Oklahoma H.B. 2155 and S.B. 1378 would establish an alternative workers comp system that would allow certain employers to exempt themselves from the state system. The plan would require employers opting out to establish a substitute plan- including medical, disability and death benefits for injured workers- that meets Employee Retirement Income Security Act requirements. Only “qualified employers” with 50 or more employees that have exceeded certain thresholds for workers comp losses would be exempted. Those thresholds include an experience modification greater than 1 or total annual incurred claims above $50,000 in one of the last 3 years.

The bottom line here is this- whether you call it Worker’s Comp or an alternative system that protects the injured worker for health, disability and death causes, you will still have costs fairly equal for both. What it really comes down to is reducing your claims and mitigating those claims that you do have. Until that is accomplished, this issue is more of a political football than anything else. Rates are extremely high in Oklahoma, and for good cause. I find the attention to safety, hiring practices, and handling claims in Oklahoma to be very lax compared to businesses in Arkansas. They are not paying attention to details and have given up trying to deal with them in general.

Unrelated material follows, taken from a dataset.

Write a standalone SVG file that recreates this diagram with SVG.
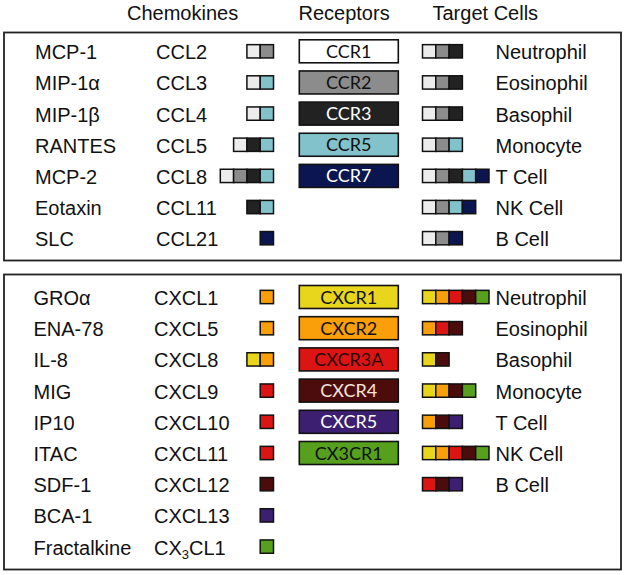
<svg xmlns="http://www.w3.org/2000/svg" width="626" height="575" viewBox="0 0 626 575">
<style>
text{font-family:"Liberation Sans",Arial,sans-serif;font-size:20px;fill:#111}
.rt{font-family:Lato,"Open Sans",sans-serif;font-size:18px;text-anchor:middle}
.w{fill:#fff}
.panel{fill:#fff;stroke:#222;stroke-width:1.8}
.rb{stroke:#111;stroke-width:1.6}
.c{stroke:#111;stroke-width:1.5}
.lg{fill:#ececec}.gr{fill:#8c8c8c}.dk{fill:#222}.tl{fill:#82c3cb}.nv{fill:#0b1650}.wh{fill:#fff}
.ye{fill:#e8d61c}.or{fill:#fa9e0a}.rd{fill:#dc1414}.mr{fill:#4c0c0c}.pu{fill:#3c1f70}.gn{fill:#56a01e}
</style>
<rect width="626" height="575" fill="#fff"/>
<g id="headers">
<text x="127" y="20">Chemokines</text>
<text x="298.5" y="20">Receptors</text>
<text x="432.5" y="20">Target Cells</text>
</g>
<g id="cc-panel">
<rect class="panel" x="4" y="32.5" width="617" height="228"/>
<g id="ccl2"><text x="35" y="59.2">MCP-1</text><text x="156" y="59.2">CCL2</text>
<rect class="c lg" x="246.9" y="44.65" width="13.3" height="13.3"/><rect class="c gr" x="260.2" y="44.65" width="13.3" height="13.3"/></g>
<g id="ccl3"><text x="35" y="90.35">MIP-1α</text><text x="156" y="90.35">CCL3</text>
<rect class="c lg" x="246.9" y="75.8" width="13.3" height="13.3"/><rect class="c tl" x="260.2" y="75.8" width="13.3" height="13.3"/></g>
<g id="ccl4"><text x="35" y="121.5">MIP-1β</text><text x="156" y="121.5">CCL4</text>
<rect class="c lg" x="246.9" y="106.95" width="13.3" height="13.3"/><rect class="c tl" x="260.2" y="106.95" width="13.3" height="13.3"/></g>
<g id="ccl5"><text x="35" y="152.65">RANTES</text><text x="156" y="152.65">CCL5</text>
<rect class="c lg" x="233.6" y="138.1" width="13.3" height="13.3"/><rect class="c dk" x="246.9" y="138.1" width="13.3" height="13.3"/><rect class="c tl" x="260.2" y="138.1" width="13.3" height="13.3"/></g>
<g id="ccl8"><text x="35" y="183.8">MCP-2</text><text x="156" y="183.8">CCL8</text>
<rect class="c lg" x="220.3" y="169.25" width="13.3" height="13.3"/><rect class="c gr" x="233.6" y="169.25" width="13.3" height="13.3"/><rect class="c dk" x="246.9" y="169.25" width="13.3" height="13.3"/><rect class="c tl" x="260.2" y="169.25" width="13.3" height="13.3"/></g>
<g id="ccl11"><text x="35" y="214.95">Eotaxin</text><text x="156" y="214.95">CCL11</text>
<rect class="c dk" x="246.9" y="200.4" width="13.3" height="13.3"/><rect class="c tl" x="260.2" y="200.4" width="13.3" height="13.3"/></g>
<g id="ccl21"><text x="35" y="246.1">SLC</text><text x="156" y="246.1">CCL21</text>
<rect class="c nv" x="260.2" y="231.55" width="13.3" height="13.3"/></g>

<g id="ccr1"><rect class="rb wh" x="299.3" y="39.8" width="99" height="23"/><text class="rt" x="348.8" y="57.8">CCR1</text></g>
<g id="ccr2"><rect class="rb gr" x="299.3" y="70.95" width="99" height="23"/><text class="rt" x="348.8" y="88.95">CCR2</text></g>
<g id="ccr3"><rect class="rb dk" x="299.3" y="102.1" width="99" height="23"/><text class="rt w" x="348.8" y="120.1">CCR3</text></g>
<g id="ccr5"><rect class="rb tl" x="299.3" y="133.25" width="99" height="23"/><text class="rt" x="348.8" y="151.25">CCR5</text></g>
<g id="ccr7"><rect class="rb nv" x="299.3" y="164.4" width="99" height="23"/><text class="rt w" x="348.8" y="182.4">CCR7</text></g>

<g id="cc-neutrophil"><rect class="c lg" x="422.5" y="44.65" width="13.3" height="13.3"/><rect class="c gr" x="435.8" y="44.65" width="13.3" height="13.3"/><rect class="c dk" x="449.1" y="44.65" width="13.3" height="13.3"/><text x="495.5" y="59.2">Neutrophil</text></g>
<g id="cc-eosinophil"><rect class="c lg" x="422.5" y="75.8" width="13.3" height="13.3"/><rect class="c gr" x="435.8" y="75.8" width="13.3" height="13.3"/><rect class="c dk" x="449.1" y="75.8" width="13.3" height="13.3"/><text x="495.5" y="90.35">Eosinophil</text></g>
<g id="cc-basophil"><rect class="c lg" x="422.5" y="106.95" width="13.3" height="13.3"/><rect class="c gr" x="435.8" y="106.95" width="13.3" height="13.3"/><rect class="c dk" x="449.1" y="106.95" width="13.3" height="13.3"/><text x="495.5" y="121.5">Basophil</text></g>
<g id="cc-monocyte"><rect class="c lg" x="422.5" y="138.1" width="13.3" height="13.3"/><rect class="c gr" x="435.8" y="138.1" width="13.3" height="13.3"/><rect class="c tl" x="449.1" y="138.1" width="13.3" height="13.3"/><text x="495.5" y="152.65">Monocyte</text></g>
<g id="cc-tcell"><rect class="c lg" x="422.5" y="169.25" width="13.3" height="13.3"/><rect class="c gr" x="435.8" y="169.25" width="13.3" height="13.3"/><rect class="c dk" x="449.1" y="169.25" width="13.3" height="13.3"/><rect class="c tl" x="462.4" y="169.25" width="13.3" height="13.3"/><rect class="c nv" x="475.7" y="169.25" width="13.3" height="13.3"/><text x="495.5" y="183.8">T Cell</text></g>
<g id="cc-nkcell"><rect class="c lg" x="422.5" y="200.4" width="13.3" height="13.3"/><rect class="c gr" x="435.8" y="200.4" width="13.3" height="13.3"/><rect class="c tl" x="449.1" y="200.4" width="13.3" height="13.3"/><rect class="c nv" x="462.4" y="200.4" width="13.3" height="13.3"/><text x="495.5" y="214.95">NK Cell</text></g>
<g id="cc-bcell"><rect class="c lg" x="422.5" y="231.55" width="13.3" height="13.3"/><rect class="c gr" x="435.8" y="231.55" width="13.3" height="13.3"/><rect class="c nv" x="449.1" y="231.55" width="13.3" height="13.3"/><text x="495.5" y="246.1">B Cell</text></g>
</g>

<g id="cxc-panel">
<rect class="panel" x="4" y="274.5" width="617" height="295"/>
<g id="cxcl1"><text x="33.5" y="305">GROα</text><text x="154" y="305">CXCL1</text><rect class="c or" x="260.2" y="290.35" width="13.3" height="13.3"/></g>
<g id="cxcl5"><text x="33.5" y="336.2">ENA-78</text><text x="154" y="336.2">CXCL5</text><rect class="c or" x="260.2" y="321.55" width="13.3" height="13.3"/></g>
<g id="cxcl8"><text x="33.5" y="367.4">IL-8</text><text x="154" y="367.4">CXCL8</text><rect class="c ye" x="246.9" y="352.75" width="13.3" height="13.3"/><rect class="c or" x="260.2" y="352.75" width="13.3" height="13.3"/></g>
<g id="cxcl9"><text x="33.5" y="398.6">MIG</text><text x="154" y="398.6">CXCL9</text><rect class="c rd" x="260.2" y="383.95" width="13.3" height="13.3"/></g>
<g id="cxcl10"><text x="33.5" y="429.8">IP10</text><text x="154" y="429.8">CXCL10</text><rect class="c rd" x="260.2" y="415.15" width="13.3" height="13.3"/></g>
<g id="cxcl11"><text x="33.5" y="461">ITAC</text><text x="154" y="461">CXCL11</text><rect class="c rd" x="260.2" y="446.35" width="13.3" height="13.3"/></g>
<g id="cxcl12"><text x="33.5" y="492.2">SDF-1</text><text x="154" y="492.2">CXCL12</text><rect class="c mr" x="260.2" y="477.55" width="13.3" height="13.3"/></g>
<g id="cxcl13"><text x="33.5" y="523.4">BCA-1</text><text x="154" y="523.4">CXCL13</text><rect class="c pu" x="260.2" y="508.75" width="13.3" height="13.3"/></g>
<g id="cx3cl1"><text x="33.5" y="554.6">Fractalkine</text><text x="154" y="554.6">CX<tspan font-size="13" dy="4">3</tspan><tspan dy="-4">CL1</tspan></text><rect class="c gn" x="260.2" y="539.95" width="13.3" height="13.3"/></g>

<g id="cxcr1"><rect class="rb ye" x="299.3" y="285.5" width="99" height="23"/><text class="rt" x="348.8" y="303.5">CXCR1</text></g>
<g id="cxcr2"><rect class="rb or" x="299.3" y="316.7" width="99" height="23"/><text class="rt" x="348.8" y="334.7">CXCR2</text></g>
<g id="cxcr3a"><rect class="rb rd" x="299.3" y="347.9" width="99" height="23"/><text class="rt" x="348.8" y="365.9" style="fill:#2a0606">CXCR3A</text></g>
<g id="cxcr4"><rect class="rb mr" x="299.3" y="379.1" width="99" height="23"/><text class="rt" x="348.8" y="397.1" style="fill:#f6e4d6">CXCR4</text></g>
<g id="cxcr5"><rect class="rb pu" x="299.3" y="410.3" width="99" height="23"/><text class="rt w" x="348.8" y="428.3">CXCR5</text></g>
<g id="cx3cr1"><rect class="rb gn" x="299.3" y="441.5" width="99" height="23"/><text class="rt" x="348.8" y="459.5">CX3CR1</text></g>

<g id="cxc-neutrophil"><rect class="c ye" x="422.5" y="290.35" width="13.3" height="13.3"/><rect class="c or" x="435.8" y="290.35" width="13.3" height="13.3"/><rect class="c rd" x="449.1" y="290.35" width="13.3" height="13.3"/><rect class="c mr" x="462.4" y="290.35" width="13.3" height="13.3"/><rect class="c gn" x="475.7" y="290.35" width="13.3" height="13.3"/><text x="495.5" y="305">Neutrophil</text></g>
<g id="cxc-eosinophil"><rect class="c or" x="422.5" y="321.55" width="13.3" height="13.3"/><rect class="c rd" x="435.8" y="321.55" width="13.3" height="13.3"/><rect class="c mr" x="449.1" y="321.55" width="13.3" height="13.3"/><text x="495.5" y="336.2">Eosinophil</text></g>
<g id="cxc-basophil"><rect class="c ye" x="422.5" y="352.75" width="13.3" height="13.3"/><rect class="c mr" x="435.8" y="352.75" width="13.3" height="13.3"/><text x="495.5" y="367.4">Basophil</text></g>
<g id="cxc-monocyte"><rect class="c ye" x="422.5" y="383.95" width="13.3" height="13.3"/><rect class="c or" x="435.8" y="383.95" width="13.3" height="13.3"/><rect class="c mr" x="449.1" y="383.95" width="13.3" height="13.3"/><rect class="c gn" x="462.4" y="383.95" width="13.3" height="13.3"/><text x="495.5" y="398.6">Monocyte</text></g>
<g id="cxc-tcell"><rect class="c or" x="422.5" y="415.15" width="13.3" height="13.3"/><rect class="c mr" x="435.8" y="415.15" width="13.3" height="13.3"/><rect class="c pu" x="449.1" y="415.15" width="13.3" height="13.3"/><text x="495.5" y="429.8">T Cell</text></g>
<g id="cxc-nkcell"><rect class="c ye" x="422.5" y="446.35" width="13.3" height="13.3"/><rect class="c or" x="435.8" y="446.35" width="13.3" height="13.3"/><rect class="c rd" x="449.1" y="446.35" width="13.3" height="13.3"/><rect class="c mr" x="462.4" y="446.35" width="13.3" height="13.3"/><rect class="c gn" x="475.7" y="446.35" width="13.3" height="13.3"/><text x="495.5" y="461">NK Cell</text></g>
<g id="cxc-bcell"><rect class="c rd" x="422.5" y="477.55" width="13.3" height="13.3"/><rect class="c mr" x="435.8" y="477.55" width="13.3" height="13.3"/><rect class="c pu" x="449.1" y="477.55" width="13.3" height="13.3"/><text x="495.5" y="492.2">B Cell</text></g>
</g>
<g id="connectors"/>
</svg>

I would assume that if many of the large employers in Oklahoma leave the Worker’s Comp system, the program will get even worse, not better for everyone else. It seems to me that, just like the healthcare system in this country, we are attacking the wrong end of the problem. Why don’t we find ways to reduce and mitigate claims for worker’s instead of trying to change the mechanism that pays for the claims? The situation is the same in Healthcare- why don’t we try to show people how to be healthier and learn to prevent all the health problems instead of trying to change the payer system that supports these health problems?

I guess I would have to be a politician to be able to answer that, wouldn’t I?